Ontario’s family doctor crisis: Here is what the auditor general’s report got wrong
- Iris Gorfinkel

- Dec 6, 2025
- 2 min read

Dec. 5, 2025
By Iris Gorfinkel, Contributor
Iris Gorfinkel is a family physician and clinical researcher in Toronto.

The auditor general’s latest report on primary care focuses on how many people cannot get attached to a family doctor, but it fails to recognize that the number of family doctors per person has actually grown. That’s a crucial omission.
Shelley Spence’s report glosses over the main reason why one-in-four Ontarians will have no family doctor by 2026. No, it’s not because of a gap in provincial coordination. Nor is it because of a lack of training spots in family medicine. The real problem? Family doctors providing comprehensive care are leaving in droves.
The number of family physicians per capita has actually outpaced Ontario’s population growth. But there’s been a slow drain because one-in-five practice in niche areas, such as pain medicine or hospital care. They’re doing this in search of higher pay, lower overhead costs, and better working hours. It’s a logical response to a system that rewards volume and quick visits over longer-term relationships and complex care.
But rather than focus on these basic points, the auditor general’s report fixates on planning failures. To be clear, it’s not a lack of training spots that leaves an estimated 4.4 million Ontarians without a family doctor in 2026. It’s because providing cradle-to-grave care is physically, emotionally and financially exhausting.
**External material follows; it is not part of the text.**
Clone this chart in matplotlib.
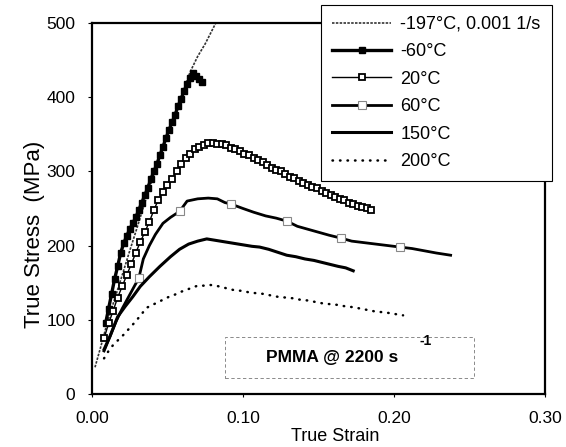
import matplotlib
matplotlib.use("Agg")
import matplotlib.pyplot as plt
from matplotlib.patches import Rectangle

plt.rcParams['font.family'] = ['Liberation Sans', 'DejaVu Sans']

# -197°C, 0.001 1/s (quasi-static)
strain_m197 = [0.002, 0.006, 0.010, 0.015, 0.020, 0.025, 0.030, 0.035, 0.040, 0.045,
               0.050, 0.055, 0.060, 0.065, 0.070, 0.075, 0.082]
stress_m197 = [36, 65, 95, 128, 160, 193, 225, 258, 290, 320,
               350, 378, 405, 434, 455, 472, 500]

# -60°C
strain_m60 = [0.009, 0.011, 0.013, 0.015, 0.017, 0.019, 0.021, 0.023, 0.025, 0.027,
              0.029, 0.031, 0.033, 0.035, 0.037, 0.039, 0.041, 0.043, 0.045, 0.047,
              0.049, 0.051, 0.053, 0.055, 0.057, 0.059, 0.061, 0.063, 0.065, 0.067,
              0.069, 0.071, 0.073]
stress_m60 = [95, 115, 135, 155, 172, 190, 203, 213, 222, 230,
              238, 248, 258, 268, 278, 290, 300, 310, 322, 333,
              345, 356, 366, 376, 388, 398, 408, 418, 426, 432,
              428, 424, 420]

# 20°C
strain_20 = [0.008, 0.011, 0.014, 0.017, 0.020, 0.023, 0.026, 0.029, 0.032, 0.035,
             0.038, 0.041, 0.044, 0.047, 0.050, 0.053, 0.056, 0.059, 0.062, 0.065,
             0.068, 0.071, 0.074, 0.077, 0.080, 0.083, 0.086, 0.089, 0.092, 0.095,
             0.098, 0.101, 0.104, 0.107, 0.110, 0.113, 0.116, 0.119, 0.122, 0.125,
             0.128, 0.131, 0.134, 0.137, 0.140, 0.143, 0.146, 0.149, 0.152, 0.155,
             0.158, 0.161, 0.164, 0.167, 0.170, 0.173, 0.176, 0.179, 0.182, 0.185]
stress_20 = [75, 95, 112, 130, 145, 160, 175, 190, 205, 218,
             232, 248, 262, 272, 282, 290, 300, 310, 318, 324,
             330, 333, 336, 338, 338, 337, 337, 336, 332, 330,
             327, 323, 322, 318, 315, 312, 308, 305, 302, 300,
             296, 293, 291, 287, 285, 282, 279, 277, 274, 271,
             268, 266, 263, 261, 258, 256, 254, 252, 250, 248]

# 60°C
strain_60 = [0.008, 0.012, 0.016, 0.020, 0.024, 0.028, 0.031, 0.034, 0.038, 0.042,
             0.047, 0.052, 0.058, 0.063, 0.070, 0.077, 0.083, 0.088, 0.092, 0.100,
             0.107, 0.115, 0.122, 0.129, 0.136, 0.143, 0.150, 0.157, 0.165, 0.172,
             0.180, 0.188, 0.196, 0.204, 0.212, 0.220, 0.228, 0.2375]
stress_60 = [58, 78, 98, 115, 130, 145, 156, 182, 200, 215,
             230, 238, 246, 260, 263, 264, 263, 258, 256, 250,
             245, 240, 237, 233, 226, 222, 218, 214, 210, 206,
             204, 202, 200, 198, 196, 193, 190, 187]

# 150°C
strain_150 = [0.008, 0.012, 0.017, 0.022, 0.027, 0.032, 0.038, 0.045, 0.052, 0.058,
              0.064, 0.070, 0.076, 0.082, 0.088, 0.094, 0.100, 0.106, 0.111, 0.117,
              0.123, 0.129, 0.135, 0.141, 0.147, 0.151, 0.157, 0.163, 0.168, 0.173]
stress_150 = [60, 78, 104, 118, 131, 145, 158, 172, 185, 195,
              202, 206, 209, 207, 205, 203, 201, 199, 198, 195,
              191, 187, 185, 182, 180, 178, 175, 172, 170, 166]

# 200°C
strain_200 = [0.008, 0.011, 0.014, 0.018, 0.021, 0.025, 0.029, 0.033, 0.036, 0.040,
              0.044, 0.047, 0.051, 0.055, 0.058, 0.062, 0.066, 0.070, 0.074, 0.078,
              0.082, 0.086, 0.090, 0.094, 0.099, 0.104, 0.108, 0.113, 0.118, 0.123,
              0.128, 0.133, 0.138, 0.143, 0.148, 0.153, 0.158, 0.163, 0.168, 0.173,
              0.178, 0.183, 0.188, 0.194, 0.200, 0.206]
stress_200 = [48, 58, 66, 74, 80, 89, 98, 108, 116, 120,
              124, 127, 131, 134, 137, 140, 143, 146, 146, 147,
              146, 144, 142, 140, 139, 137, 136, 135, 133, 131,
              130, 129, 127, 126, 124, 122, 121, 120, 118, 117,
              115, 113, 111, 110, 108, 106]

fig = plt.figure(figsize=(5.66, 4.47), dpi=100)
ax = fig.add_axes([0.1625, 0.1186, 0.8004, 0.830])

ax.plot(strain_m197, stress_m197, color='#333333', lw=1.2, ls=(0, (1.5, 0.8)),
        label='-197°C, 0.001 1/s')
ax.plot(strain_m60, stress_m60, color='black', lw=2.4, marker='s', ms=4.5,
        label='-60°C')
ax.plot(strain_20, stress_20, color='black', lw=1.0, marker='s', ms=4.5,
        mfc='white', mec='black', mew=1.3, label='20°C')
ax.plot(strain_60, stress_60, color='black', lw=2.0, marker='s', ms=6,
        mfc='white', mec='#888888', mew=0.8, markevery=[6, 12, 18, 23, 28, 33],
        label='60°C')
ax.plot(strain_150, stress_150, color='black', lw=2.2, label='150°C')
ax.plot(strain_200, stress_200, color='black', lw=1.8, ls=(0, (0.2, 2.8)),
        dash_capstyle='round', label='200°C')

ax.set_xlim(0, 0.30)
ax.set_ylim(0, 500)
ax.set_xticks([0.0, 0.1, 0.2, 0.3])
ax.set_xticklabels(['0.00', '0.10', '0.20', '0.30'])
ax.set_yticks([0, 100, 200, 300, 400, 500])
ax.tick_params(axis='y', length=3, width=0.8, pad=9, labelsize=12.5)
ax.tick_params(axis='x', length=2, width=0.8, pad=10, labelsize=12.5)
for s in ax.spines.values():
    s.set_linewidth(1.6)

ax.set_ylabel('True Stress  (MPa)', fontsize=16)
ax.yaxis.set_label_coords(-0.104, 0.43)
ax.set_xlabel('True Strain', fontsize=13)
ax.xaxis.set_label_coords(0.536, -0.092)

# annotation box
ax.add_patch(Rectangle((0.0883, 21.6), 0.1646, 55.2, fill=False,
                       ls=(0, (4, 3)), lw=0.6, edgecolor='#777777'))
ax.text(0.1587, 48.5, 'PMMA @ 2200 s', fontsize=12.5, fontweight='bold',
        ha='center', va='center')
ax.text(0.221, 72, '-1', fontsize=10, fontweight='bold', ha='center', va='center')

leg = ax.legend(loc='upper left', bbox_to_anchor=(321 / 566, 1 - 5 / 447),
                bbox_transform=fig.transFigure, fontsize=13, frameon=True,
                fancybox=False, edgecolor='black', framealpha=1,
                handlelength=3.3, handletextpad=0.5, labelspacing=0.58,
                borderpad=0.6, borderaxespad=0)
leg.get_frame().set_linewidth(0.8)

fig.savefig('out.png', dpi=100)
Most GP offices run like small businesses. Doctors are financially on the hook for the lease, supplies, staff, payroll and other office needs. There’s no paid sickness, vacation, disability or retirement. When away on holidays, responsibilities remain — including for patients, office overhead and employee payroll.
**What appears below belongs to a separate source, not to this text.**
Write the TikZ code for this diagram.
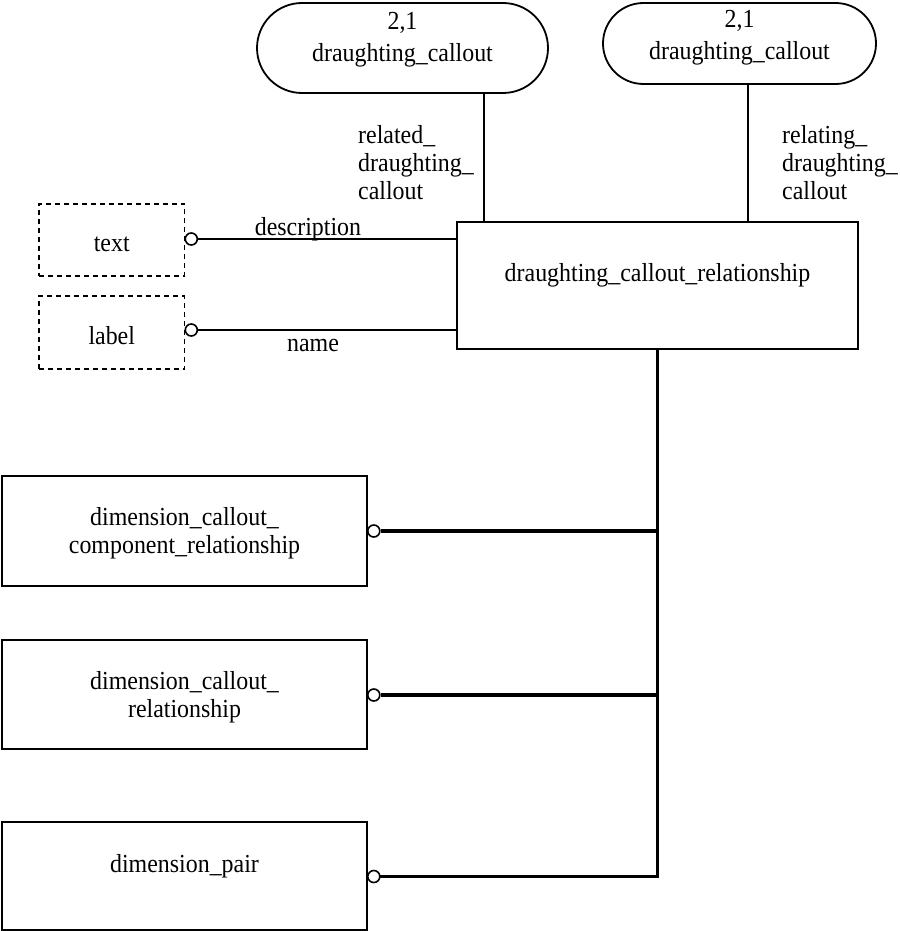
\documentclass[tikz,border=0pt]{standalone}
\usepackage{fontspec}
\setmainfont[FakeStretch=0.92]{Liberation Serif}
\begin{document}
\begin{tikzpicture}[x=1pt,y=-1pt,
  every node/.style={font=\fontsize{26}{28}\selectfont},
  ent/.style={draw, line width=1.8pt, rectangle, inner sep=0pt},
  typ/.style={draw, dash pattern=on 5pt off 4pt, line width=1.5pt, rectangle, inner sep=0pt},
  pill/.style={draw, line width=1.8pt, rectangle, inner sep=0pt},
  conn/.style={line width=1.6pt},
  bus/.style={line width=3.4pt},
  ring/.style={circle, draw, fill=white, line width=1.6pt, minimum size=12pt, inner sep=0pt, anchor=west},
  lbl/.style={align=left, anchor=west, inner sep=0pt},
  txt/.style={align=center, inner sep=0pt}
]
\useasboundingbox (0,0) rectangle (899,931);

% pills
\node[pill, minimum width=291pt, minimum height=90pt, rounded corners=45pt] (lp) at (402.5,48) {};
\node[txt] (lpt) at (402.5,39.5) {2,1\\[4pt]draughting\_callout};
\node[pill, minimum width=273pt, minimum height=81pt, rounded corners=40.5pt] (rp) at (739.5,43.5) {};
\node[txt] (rpt) at (739.5,37.5) {2,1\\[4pt]draughting\_callout};

% main entity
\node[ent, minimum width=401pt, minimum height=127pt] (dcr) at (657.5,285.5) {};
\node[txt] (dcrt) at (657.5,275) {draughting\_callout\_relationship};

% type boxes
\node[typ, minimum width=145.5pt, minimum height=72pt] (tx) at (111.75,239.75) {};
\node[txt] (txt) at (111.75,244.5) {text};
\node[typ, minimum width=145.5pt, minimum height=73pt] (lb) at (111.75,332.5) {};
\node[txt] (lbt) at (111.75,335.5) {label};

% subtype boxes
\node[ent, minimum width=365pt, minimum height=110pt] (b1) at (184.5,531) {};
\node[txt] (b1t) at (184.5,533.5) {dimension\_callout\_\\component\_relationship};
\node[ent, minimum width=365pt, minimum height=109pt] (b2) at (184.5,694.5) {};
\node[txt] (b2t) at (184.5,697.5) {dimension\_callout\_\\relationship};
\node[ent, minimum width=365pt, minimum height=108pt] (b3) at (184.5,876) {};
\node[txt] (b3t) at (184.5,866) {dimension\_pair};

% rings
\node[ring] (rt) at (184.5,239) {};
\node[ring] (rl) at (184.5,330) {};
\node[ring] (r1) at (367,531) {};
\node[ring] (r2) at (367,695) {};
\node[ring] (r3) at (367,876.5) {};

% attribute connectors
\draw[conn] (rt.east) -- (rt.east -| dcr.west);
\draw[conn] (rl.east) -- (rl.east -| dcr.west);
\node[txt] (ldesc) at (308,229.5) {description};
\node[txt] (lname) at (313,345.5) {name};

\draw[conn] ([xshift=81.5pt]lp.south) -- ([xshift=81.5pt]lp.south |- dcr.north);
\draw[conn] ([xshift=8.5pt]rp.south) -- ([xshift=8.5pt]rp.south |- dcr.north);
\node[lbl] (lrel) at (358,163) {related\_\\draughting\_\\callout};
\node[lbl] (lrelg) at (782,163) {relating\_\\draughting\_\\callout};

% subtype bus
\coordinate (busend) at (657.5,876.5);
\draw[bus] (dcr.south) -- (busend);
\draw[bus] (r1.east) -- (r1.east -| dcr.south);
\draw[bus] (r2.east) -- (r2.east -| dcr.south);
\draw[bus, line cap=rect] (r3.east) -- (busend);
\end{tikzpicture}
\end{document}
One study found a family doctor would need a 27-hour day to provide all recommended preventive care, chronic and acute care, documentation and reviewing results. It’s impossible to do it all without the assistance of a health-care team, but that’s Step Two. Step One is having enough family doctors willing to provide comprehensive care.
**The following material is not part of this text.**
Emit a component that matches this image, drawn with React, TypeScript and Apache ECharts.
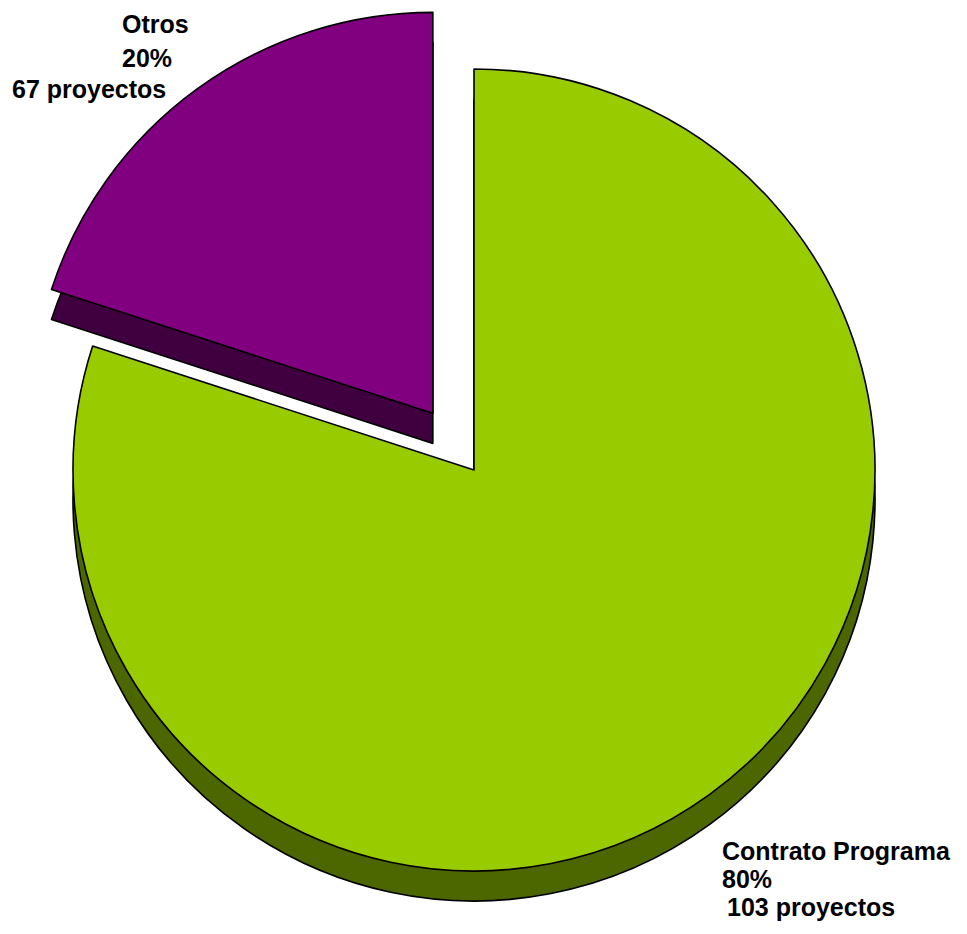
import React, { useEffect, useRef } from "react";
import * as echarts from "echarts";

const categories = ["Contrato Programa", "Otros"];
const percents = [80, 20];
const projects = [103, 67];
const topColors = ["#99CC00", "#800080"];
const sideColors = ["#4C6600", "#400040"];

// label placement: [x, yMiddle of each line]
const labelPos = [
  { lines: [[722, 851], [722, 879], [727, 907]] },
  { lines: [[122, 24], [122, 58], [12, 89]] },
];

export default function App() {
  const ref = useRef<HTMLDivElement>(null);
  useEffect(() => {
    if (!ref.current) return;
    const chart = echarts.init(ref.current, undefined, { renderer: "svg" });
    const cx = 474;
    const cy = 470;
    const depth = 30;
    const R = 401;

    const mkData = (colors: string[]) =>
      categories.map((c, i) => ({
        name: c,
        value: percents[i],
        selected: i === 1,
        itemStyle: { color: colors[i] },
      }));

    const common = {
      type: "pie" as const,
      radius: [0, R],
      startAngle: 90,
      clockwise: true,
      selectedMode: "single" as const,
      selectedOffset: 70,
      avoidLabelOverlap: false,
      label: { show: false },
      labelLine: { show: false },
      emphasis: { disabled: true },
      silent: true,
      itemStyle: { borderColor: "#000", borderWidth: 1.6 },
    };

    const graphics: any[] = [];
    categories.forEach((c, i) => {
      const texts = [c, `${percents[i]}%`, `${projects[i]} proyectos`];
      texts.forEach((t, j) => {
        const [x, y] = labelPos[i].lines[j];
        graphics.push({
          type: "text",
          x,
          y,
          style: {
            text: t,
            fill: "#000",
            font: 'bold 25px "Liberation Sans", Arial, sans-serif',
            textAlign: "left",
            textVerticalAlign: "middle",
          },
        });
      });
    });

    chart.setOption({
      animation: false,
      backgroundColor: "#fff",
      series: [
        { ...common, z: 1, center: [cx, cy + depth], data: mkData(sideColors) },
        { ...common, z: 2, center: [cx, cy], data: mkData(topColors) },
      ],
      graphic: graphics,
    });
    return () => chart.dispose();
  }, []);
  return (
    <div
      ref={ref}
      style={{ position: "fixed", left: 0, top: 0, width: 967, height: 934 }}
    />
  );
}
Expanding training spots doesn’t guarantee they’ll go on to provide comprehensive care. The supply of family physicians per 100,000 people has increased faster than population growth over the past decade, yet the share of family doctors offering cradle-to-grave care dropped from 77 per cent in 2008 to 65 per cent in 2022.
The problem has never been too few family doctors, but not enough who are willing to look after patients across their lifespan.
Ontario should stop fixating on the total number of GPs and start measuring the number of comprehensive family doctors per 100,000 residents.